I only ever saw a brief glimpse of the Kovaks show, visiting a friend of my dad when I was about 10. It was the start of the show, and the camera fixed on an orchestra. It moved to a closeup of the kettle-drummer's hands over the drum. When the drum part came, the drumsticks went down through the drum-skin, which turned out to be the surface of a drum full of oatmeal mush. The drummer reached down into the mush and pulled up a couple of handfuls, letting it dribble through his fingers.
That might help explain the second clip-- a trademark Ernie Kovaks non-sequitur. Dutch Masters lets me do my own ads. You're expecting to see a lady in her corset, but it's Ernie in his BVD's. As a twist within the twist, he may have been undressing a box of cigars.
In the Mad Men episodes I saw, from the first two seasons, it seemed to me that one of the themes was that Draper was extra sensitive to his children's feelings in reaction to the way he had been treated as a child.
Most WW II vets never saw combat, and most of them were proud to have participated in a great military campaign. Like all boys they had reinvented themselves somewhere around draft age, and a lot of them did it without the GI Bill. Of course doing it in uniform of GI dungarees far away from home intensified it.
It's reasonable to suspect that whoever wrote Don Draper had him assume the dead man's identity as a metaphor for his generation's transformation. If you've been in the 60's and can see all that Mad Men got laughably wrong, over-reaching a little on the metaphor doesn't seem surprising.
Hey, I can see how that riffing on a theme thing might be fun.
Posted by: B'hommad | Sunday, June 13, 2010 at 03:13 AM
mac, I'm glad you said it because I forgot to and it had to be said.
Muddy, don't worry. I'm glad you took the time to leave the comment. Good points and both you and B'hommad answered some of my questions. And B'hommad, thanks for the riff.
One other point that should have occurred to me. Another reason I can't see the ad the way people at the time would have seen it is that my TV watching eyes were trained by color television. Even after a thousand black and white movies and millions of hours of Dick Van Dyke re-runs, I probably still see black and white as just shades of gray. As muddy points out, the woman's dress might have been dark blue and for all I know the active man's shirt might have been red or yellow or some other very unmilitary color. I wonder if audiences' imaginations back then were fine-tuned so that they "saw" colors that I don't see. But maybe it's also the case that because I saw the shirt as a uniform I "saw" it as being brown or olive drab, and if I'd seen it as a plaid hunting shirt I'd have "seen" it as red.
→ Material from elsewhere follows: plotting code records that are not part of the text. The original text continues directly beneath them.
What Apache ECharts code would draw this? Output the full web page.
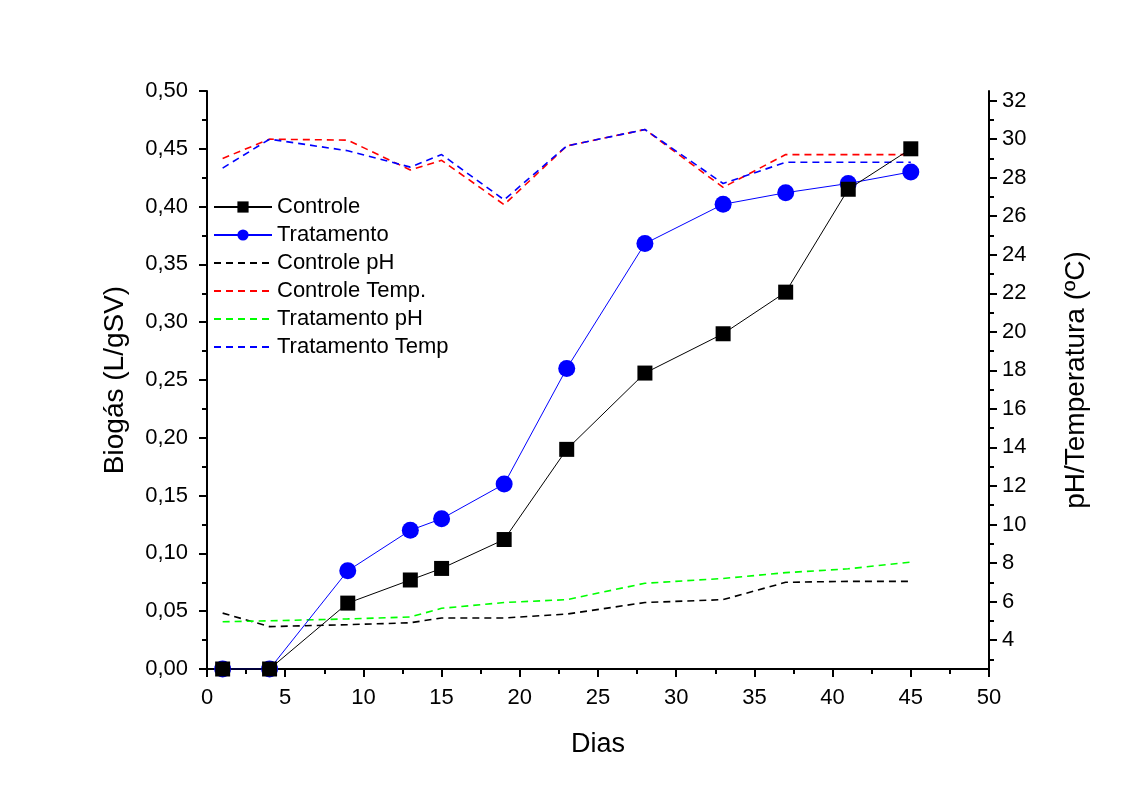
<!DOCTYPE html>
<html>
<head>
<meta charset="utf-8">
<script src="https://cdn.jsdelivr.net/npm/echarts@6/dist/echarts.min.js"></script>
<style>
html,body{margin:0;padding:0;background:#fff;}
#chart{width:1131px;height:794px;}
</style>
</head>
<body>
<div id="chart"></div>
<script>
const days = [1, 4, 9, 13, 15, 19, 23, 28, 33, 37, 41, 45];
const controle = [0, 0, 0.057, 0.077, 0.087, 0.112, 0.19, 0.256, 0.29, 0.326, 0.415, 0.45];
const tratamento = [0, 0, 0.085, 0.12, 0.13, 0.16, 0.26, 0.368, 0.402, 0.412, 0.42, 0.43];
const controlePH = [5.4, 4.7, 4.8, 4.9, 5.15, 5.15, 5.35, 5.95, 6.1, 7.0, 7.05, 7.05];
const controleTemp = [29.0, 30.0, 29.95, 28.4, 28.9, 26.6, 29.65, 30.5, 27.5, 29.2, 29.2, 29.2];
const tratamentoPH = [4.95, 5.0, 5.1, 5.2, 5.65, 5.95, 6.1, 6.95, 7.2, 7.5, 7.7, 8.05];
const tratamentoTemp = [28.5, 30.0, 29.4, 28.55, 29.2, 26.85, 29.65, 30.5, 27.7, 28.8, 28.8, 28.8];
const rightMajor = [4, 6, 8, 10, 12, 14, 16, 18, 20, 22, 24, 26, 28, 30, 32];
const rightMinor = [3, 5, 7, 9, 11, 13, 15, 17, 19, 21, 23, 25, 27, 29, 31];
const legendNames = ['Controle', 'Tratamento', 'Controle pH', 'Controle Temp.', 'Tratamento pH', 'Tratamento Temp'];

const pairs = (ys) => days.map((d, i) => [d, ys[i]]);
const FONT = '"Liberation Sans", Arial, sans-serif';

const chart = echarts.init(document.getElementById('chart'));
const axisLineStyle = { color: '#000', width: 2 };
chart.setOption({
  backgroundColor: '#fff',
  animation: false,
  grid: { left: 207, right: 142, top: 91, bottom: 125 },
  legend: {
    orient: 'vertical',
    left: 208, top: 191,
    itemWidth: 58, itemHeight: 14, itemGap: 6,
    textStyle: { fontFamily: FONT, fontSize: 22, color: '#000' },
    data: legendNames.map((n, i) => i < 2 ? { name: n } : { name: n, itemStyle: { opacity: 0 } })
  },
  xAxis: {
    type: 'value', min: 0, max: 50, interval: 5,
    name: 'Dias', nameLocation: 'middle', nameGap: 62,
    nameTextStyle: { fontFamily: FONT, fontSize: 27, color: '#000' },
    axisLine: { show: true, onZero: false, lineStyle: axisLineStyle },
    axisTick: { show: true, length: 8, lineStyle: axisLineStyle },
    minorTick: { show: true, splitNumber: 2, length: 5, lineStyle: { color: '#000', width: 2 } },
    axisLabel: { fontFamily: FONT, fontSize: 22, color: '#000', margin: 18 },
    splitLine: { show: false }
  },
  yAxis: [
    {
      type: 'value', min: 0, max: 0.5, interval: 0.05, position: 'left',
      name: 'Biogás (L/gSV)', nameLocation: 'middle', nameGap: 78, nameRotate: 90,
      nameTextStyle: { fontFamily: FONT, fontSize: 28, color: '#000' },
      axisLine: { show: true, lineStyle: axisLineStyle },
      axisTick: { show: true, length: 8, lineStyle: axisLineStyle },
      minorTick: { show: true, splitNumber: 2, length: 5, lineStyle: { color: '#000', width: 2 } },
      axisLabel: { fontFamily: FONT, fontSize: 22, color: '#000', margin: 19,
        formatter: v => v.toFixed(2).replace('.', ',') },
      splitLine: { show: false }
    },
    {
      type: 'value', min: 2.5, max: 32.5, position: 'right',
      name: 'pH/Temperatura (ºC)', nameLocation: 'middle', nameGap: 73, nameRotate: 90,
      nameTextStyle: { fontFamily: FONT, fontSize: 28, color: '#000' },
      axisLine: { show: true, lineStyle: axisLineStyle },
      axisTick: { show: true, length: 8, customValues: rightMajor, lineStyle: axisLineStyle },
      axisLabel: { fontFamily: FONT, fontSize: 22, color: '#000', margin: 13, customValues: rightMajor },
      splitLine: { show: false }
    },
    {
      type: 'value', min: 2.5, max: 32.5, position: 'right',
      axisLine: { show: false },
      axisTick: { show: true, length: 5, customValues: rightMinor, lineStyle: axisLineStyle },
      axisLabel: { show: false },
      splitLine: { show: false }
    }
  ],
  series: [
    { name: 'Controle', type: 'line', yAxisIndex: 0, data: pairs(controle),
      symbol: 'rect', symbolSize: 15, showAllSymbol: true,
      itemStyle: { color: '#000' }, lineStyle: { color: '#000', width: 1 }, z: 5 },
    { name: 'Tratamento', type: 'line', yAxisIndex: 0, data: pairs(tratamento),
      symbol: 'circle', symbolSize: 17, showAllSymbol: true,
      itemStyle: { color: '#0000ff' }, lineStyle: { color: '#0000ff', width: 1 }, z: 4 },
    { name: 'Controle pH', type: 'line', yAxisIndex: 1, data: pairs(controlePH),
      symbol: 'none', itemStyle: { color: '#000' },
      lineStyle: { color: '#000', width: 1.6, type: [7, 5] } },
    { name: 'Controle Temp.', type: 'line', yAxisIndex: 1, data: pairs(controleTemp),
      symbol: 'none', itemStyle: { color: '#ff0000' },
      lineStyle: { color: '#ff0000', width: 1.6, type: [7, 5] } },
    { name: 'Tratamento pH', type: 'line', yAxisIndex: 1, data: pairs(tratamentoPH),
      symbol: 'none', itemStyle: { color: '#00ff00' },
      lineStyle: { color: '#00ff00', width: 1.6, type: [7, 5] } },
    { name: 'Tratamento Temp', type: 'line', yAxisIndex: 1, data: pairs(tratamentoTemp),
      symbol: 'none', itemStyle: { color: '#0000ff' },
      lineStyle: { color: '#0000ff', width: 1.6, type: [7, 5] } }
  ]
});
</script>
</body>
</html>
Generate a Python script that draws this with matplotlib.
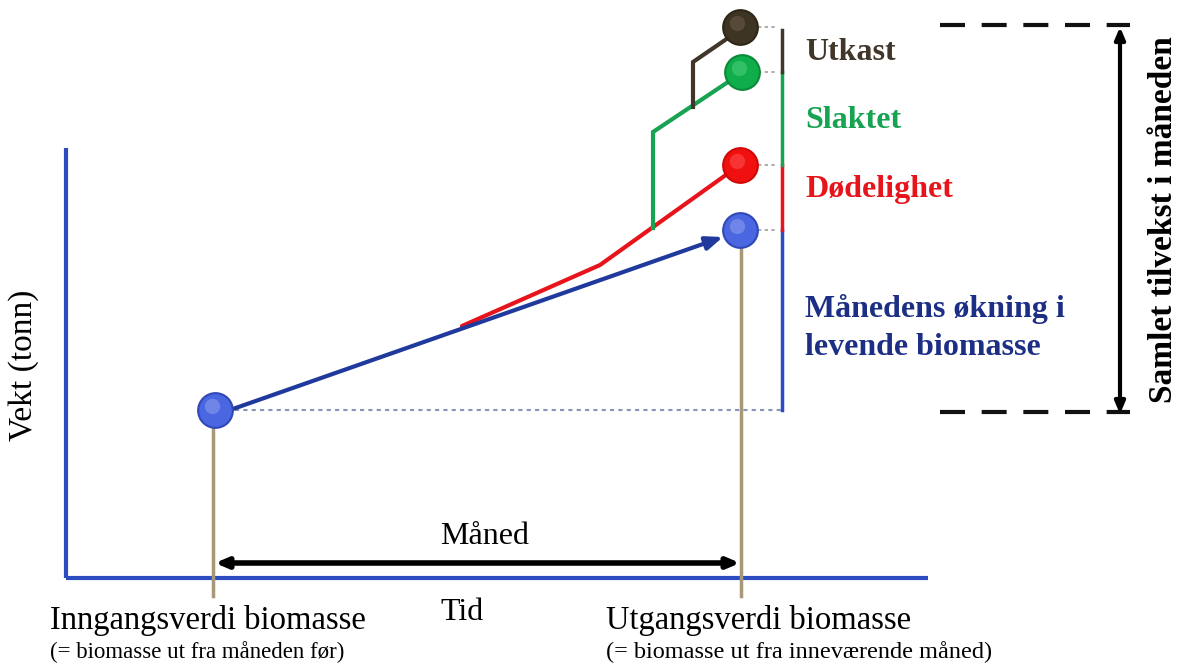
import matplotlib.pyplot as plt

# schematic coordinates (x = time position, y = weight), in figure pixel units
t_in, t_out = 215, 740
t_bar = 782
w_in = 256          # inngangsverdi
w_levende = 436     # utgangsverdi (blue)
w_dod = 501         # + dodelighet (red)
w_slakt = 594       # + slaktet (green)
w_utkast = 639      # + utkast (brown)

# branch paths
red_x = [462, 600, 730]
red_y = [340, 401, 494]
green_x = [653, 653, 728]
green_y = [438, 534, 584]
brown_x = [693, 693, 728]
brown_y = [559, 604, 628]

axis_x0, axis_x1 = 66, 928
axis_y0, axis_y1 = 88, 518

seg_labels = ["Utkast", "Slaktet", "Dødelighet", "Månedens økning i\nlevende biomasse"]
seg_colors = ["#40362a", "#17a352", "#e8141c", "#1c2f85"]
seg_label_y = [614, 546, 476, 338]

BLUE = "#2c4cc0"
STEM = "#a8987a"
SERIF = "Liberation Serif"

fig = plt.figure(figsize=(11.84, 6.66), dpi=100)
ax = fig.add_axes([0, 0, 1, 1])
ax.set_xlim(0, 1184)
ax.set_ylim(0, 666)
ax.axis("off")

# axes of the diagram
ax.plot([axis_x0, axis_x0], [axis_y0, axis_y1], color=BLUE, lw=3, solid_capstyle="butt")
ax.plot([axis_x0, axis_x1], [axis_y0, axis_y0], color=BLUE, lw=3, solid_capstyle="butt")

# stems from points down below the time axis
ax.plot([t_in - 2, t_in - 2], [w_in, 70], color=STEM, lw=2.5, zorder=2)
ax.plot([t_out + 1, t_out + 1], [w_levende, 70], color=STEM, lw=2.5, zorder=2)

# dotted baseline from start value
ax.plot([t_in + 20, t_bar], [w_in, w_in], color="#8a94b8", lw=1.5, ls=(0, (2, 2)), zorder=2)

# stacked growth bar
ax.plot([t_bar, t_bar], [w_in, w_levende], color=BLUE, lw=2.5, zorder=2)
ax.plot([t_bar, t_bar], [w_levende, w_dod], color="#e8141c", lw=2.5, zorder=2)
ax.plot([t_bar, t_bar], [w_dod, w_slakt], color="#17a352", lw=2.5, zorder=2)
ax.plot([t_bar, t_bar], [w_slakt, w_utkast - 3], color="#40362a", lw=2.5, zorder=2)

# small grey dashes from points to bar
for w in [w_levende, w_dod, w_slakt, w_utkast]:
    ax.plot([t_out + 18, t_bar - 4], [w, w], color="#a0a0a0", lw=1.2, ls=(0, (2, 2)), zorder=2)

# branch lines
ax.plot(red_x, red_y, color="#e8141c", lw=3, zorder=3, solid_capstyle="round")
ax.plot(green_x, green_y, color="#17a352", lw=3, zorder=3, solid_joinstyle="miter")
ax.plot(brown_x, brown_y, color="#40362a", lw=3, zorder=3, solid_joinstyle="miter")

# blue growth arrow
ax.annotate("", xy=(t_out - 17, w_levende - 7), xytext=(t_in + 15, w_in),
            arrowprops=dict(arrowstyle="-|>,head_length=1.0,head_width=0.4",
                            color="#1f3a9c", lw=3, shrinkA=0, shrinkB=0), zorder=4)


def ball(x, y, face, edge, hi):
    ax.plot(x, y, "o", ms=25, mfc=face, mec=edge, mew=1.5, zorder=5)
    ax.plot(x - 3, y + 4, "o", ms=11, mfc=hi, mec="none", alpha=0.55, zorder=6)


ball(t_in, w_in, "#4a66e0", "#3048b8", "#8fa2f0")
ball(t_out, w_levende, "#4a66e0", "#3048b8", "#8fa2f0")
ball(t_out, w_dod, "#f01010", "#d00808", "#ff5050")
ball(t_out + 2, w_slakt, "#0fae4a", "#0b8a3a", "#50d080")
ball(t_out, w_utkast, "#3e3424", "#2e2618", "#6a5c48")

# segment labels
for lab, c, y in zip(seg_labels, seg_colors, seg_label_y):
    ax.text(805, y, lab, color=c, fontsize=23, fontweight="bold", family=SERIF,
            ha="left", va="center", linespacing=1.45)

# total growth bracket
for w in [w_in - 2, w_utkast + 2]:
    ax.plot([940, 1130], [w, w], color="#111111", lw=3, ls=(0, (6, 4)))
ax.annotate("", xy=(1120, w_utkast), xytext=(1120, w_in - 4),
            arrowprops=dict(arrowstyle="<|-|>,head_length=0.7,head_width=0.3",
                            color="black", lw=3, shrinkA=0, shrinkB=0))
ax.text(1163, 446, "Samlet tilvekst i måneden", rotation=90, fontsize=24,
        fontweight="bold", family=SERIF, ha="center", va="center")

# month bracket
ax.annotate("", xy=(t_out, 103), xytext=(t_in, 103),
            arrowprops=dict(arrowstyle="<|-|>,head_length=0.7,head_width=0.3",
                            color="black", lw=4, shrinkA=0, shrinkB=0))
ax.text(485, 130, "Måned", fontsize=23, family=SERIF, ha="center", va="center")

# axis texts
ax.text(24, 301, "Vekt (tonn)", rotation=90, fontsize=24, family=SERIF,
        ha="center", va="center")
ax.text(462, 54, "Tid", fontsize=23, family=SERIF, ha="center", va="center")
ax.text(50, 46, "Inngangsverdi biomasse", fontsize=23.5, family=SERIF, ha="left", va="center")
ax.text(50, 14, "(= biomasse ut fra måneden før)", fontsize=16.5, family=SERIF,
        ha="left", va="center")
ax.text(606, 46, "Utgangsverdi biomasse", fontsize=23.5, family=SERIF, ha="left", va="center")
ax.text(606, 14, "(= biomasse ut fra inneværende måned)", fontsize=17.5, family=SERIF,
        ha="left", va="center")

fig.savefig("out.png", dpi=100)
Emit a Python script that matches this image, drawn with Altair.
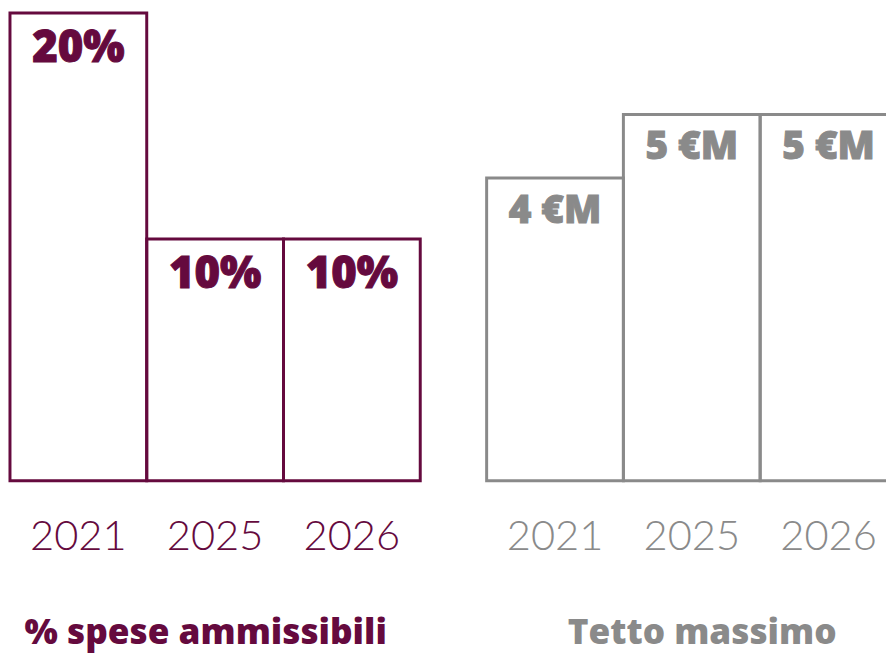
import altair as alt
import pandas as pd

years = ["2021", "2025", "2026"]
pct_values = [20, 10, 10]
pct_labels = ["20%", "10%", "10%"]
cap_values = [4, 5, 5]
cap_labels = ["4 €M", "5 €M", "5 €M"]

PURPLE = "#650a3e"
GREY = "#8a8a8a"
H = 472
W = 414

left_df = pd.DataFrame({"anno": years, "v": pct_values, "lab": pct_labels})
right_df = pd.DataFrame({"anno": years, "v": cap_values, "lab": cap_labels})


def panel(df, color, title, title_x, ydomain, vsize, vdy):
    xscale = alt.Scale(paddingInner=0, paddingOuter=0)
    x = alt.X("anno:N", sort=years, scale=xscale,
              axis=alt.Axis(title=title, labelAngle=0, domain=False, ticks=False,
                            labelFont="Lato", labelFontWeight=300, labelFontSize=42,
                            labelColor=color, labelPadding=36,
                            titleFont="Open Sans", titleFontWeight=800, titleFontSize=35.5,
                            titleColor=color, titlePadding=59,
                            titleX=title_x, titleAlign="center"))
    y = alt.Y("v:Q", scale=alt.Scale(domain=ydomain, zero=False, nice=False), axis=None)
    bars = alt.Chart(df).mark_bar(fill="white", fillOpacity=0, stroke=color,
                                  strokeWidth=3).encode(
        x=x, y=y, y2=alt.datum(ydomain[0]))
    texts = alt.Chart(df).mark_text(font="Open Sans", fontWeight=800, fontSize=vsize,
                                    color=color, stroke=color, strokeWidth=1.0,
                                    baseline="middle", dy=vdy).encode(
        x=alt.X("anno:N", sort=years, scale=xscale), y=y, text="lab:N")
    return alt.layer(bars, texts).properties(width=W, height=H)


left = panel(left_df, PURPLE, "% spese ammissibili", 197, [-0.7, 20], 44, 36)
right = panel(right_df, GREY, "Tetto massimo", 217, [-0.77, 6.6], 39, 33)

chart = alt.hconcat(left, right, spacing=63).resolve_scale(
    x="independent", y="independent").properties(
    autosize=alt.AutoSizeParams(type="none"),
    padding={"left": 2, "top": 0, "right": 884, "bottom": 646}
).configure_view(stroke=None)

chart.save("out.html", embed_options={"renderer": "svg", "actions": False})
Posted by: Lance | Sunday, June 13, 2010 at 10:15 AM
Now that there's less risk of pulling the thread off topic with this, let me point out that the first of the two voices heard during the first DM commercial spot [also heard again at the end of the same spot] is legendary voice actor Paul Frees: http://www.imdb.com/name/nm0293659/.
You remember Boris Badenov, but how about John Beresford Tipton?